Mosca chiude: “Su Alexej no a indagini internazionali”
Il Cremlino ha rispedito al mittente l’idea di un’indagine internazionale per accertare le circostanze della morte di Alexej Navalny, deceduto in circostanze non chiarite all’alba di venerdì 16 febbraio nella colonia penale siberiana Ik-3. La richiesta era venuta lunedì da Bruxelles, ieri da Washington e da Parigi, che seguono Yulia Navalnaya nel ritenere Putin responsabile per la morte dell’oppositore russo. Gli Stati Uniti vareranno venerdì “importanti” sanzioni contro la Russia, ha annunciato ieri il presidente Joe Biden. Per Mosca, che parla con il portavoce del Cremlino Dmitry Peskov, le accuse a Putin sono “infondate e volgari”. Navalnaya ha chiesto ai ministri degli esteri dell’ue di non riconoscere le elezioni russe del 15-17 marzo, che consegneranno al presidente russo il quinto mandato.
SOTTO LA NEVE,
davanti al carcere dov’è morto il figlio, la madre di Navalny Lyudmila ha rivolto un appello diretto a Putin con un video, chiedendo la restituzione del corpo per seppellirlo “in modo umano”. Con lo stesso metodo, nel 2020 Yulia aveva ottenuto il sì al trasferimento di Navalny in Germania dopo l’avvelenamento. Per circa un’ora, ieri, l’account di Yulia Navalnaya su X, aperto solo lunedì, è stato sospeso. Un errore, ha spiegato poi la società di Elon Musk: un “eccesso di zelo” dell’algoritmo che sorveglia lo spam, ed era scattato perché l’account aveva ricevuto tanti follower in poco tempo.

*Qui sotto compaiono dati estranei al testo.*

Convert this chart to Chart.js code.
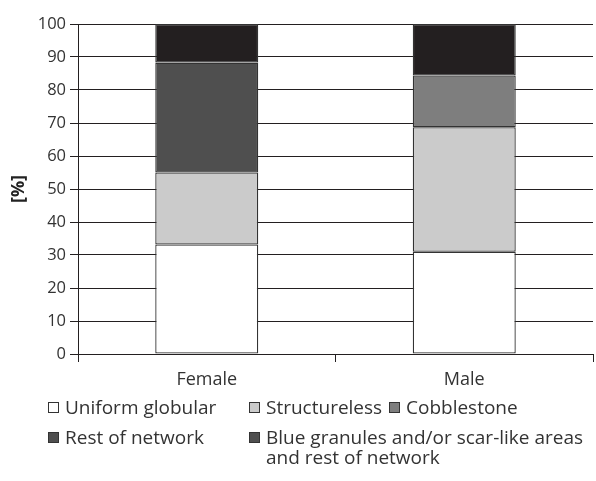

Dalla colonia penale Ik-7 di Omsk dove sconta 25 anni, l’oppositore Vladimir Kara-murza si è detto certo della responsabilità di Putin nella morte di Navalny, come l’altro dissidente Ilya Yashin, che afferma di temere per la sua vita. Il ministero degli Interni russo ha intanto inserito il fratello di Alexej, Oleg, nella lista dei ricercati con nuove accuse non chiarite. Oleg è già stato condannato per le attività con il fratello nel 2014 e nel 2022 (in contumacia).
Alle speculazioni sugli interessi dietro la morte di Navalny si aggiunge un nuovo tassello, dopo l’ipotesi dello scambio di prigionieri. Ucraino stavolta. Il Russian Volunteer Corp, corpo paramilitare di russi che combatte per Kiev, ha rivelato di aver pianificato l’evasione di Navalny per mesi. La cosiddetta “operazione dicembre” doveva scattare durante il trasferimento nella colonia Ik-3, con l’aiuto di alcune guardie carcerarie. Navalny sarebbe stato al confine ucraino e consegnato all’intelligence, ma le misure di sicurezza della struttura sarebbero state troppo “efficaci”. Come prova, il gruppo ha pubblicato la piantina del carcere, foto e filmati di sorveglianza.
Ieri un tribunale russo ha prolungato la detenzione del giornalista del Wall Street Journal Evan Gershkovich fino al 30 marzo. Il giornalista, accusato di spionaggio, è in carcere da quasi un anno e al centro di un negoziato tra Usa e Russia. Sullo stesso WSJ, lo storico dissidente russo e campione di scacchi Garry Kasparov ha accusato duramente a Joe Biden e alleati. “Navalny è stato ucciso da Putin”, scrive, ma anche dai russi troppo pavidi e dall’occidente: “Temo che i politici occidentali preferiscano che i dissidenti siano martiri, mentre negoziano con l’assassino. Biden, Scholz e gli altri dovrebbero tenere il suo nome lontano dalle loro lingue biforcute”. In Bielorussia è morto, in circostanze misteriose, Igar Lednik, attivista e giornalista in carcere dal 2022 per aver criticato Alexander Lukashenko.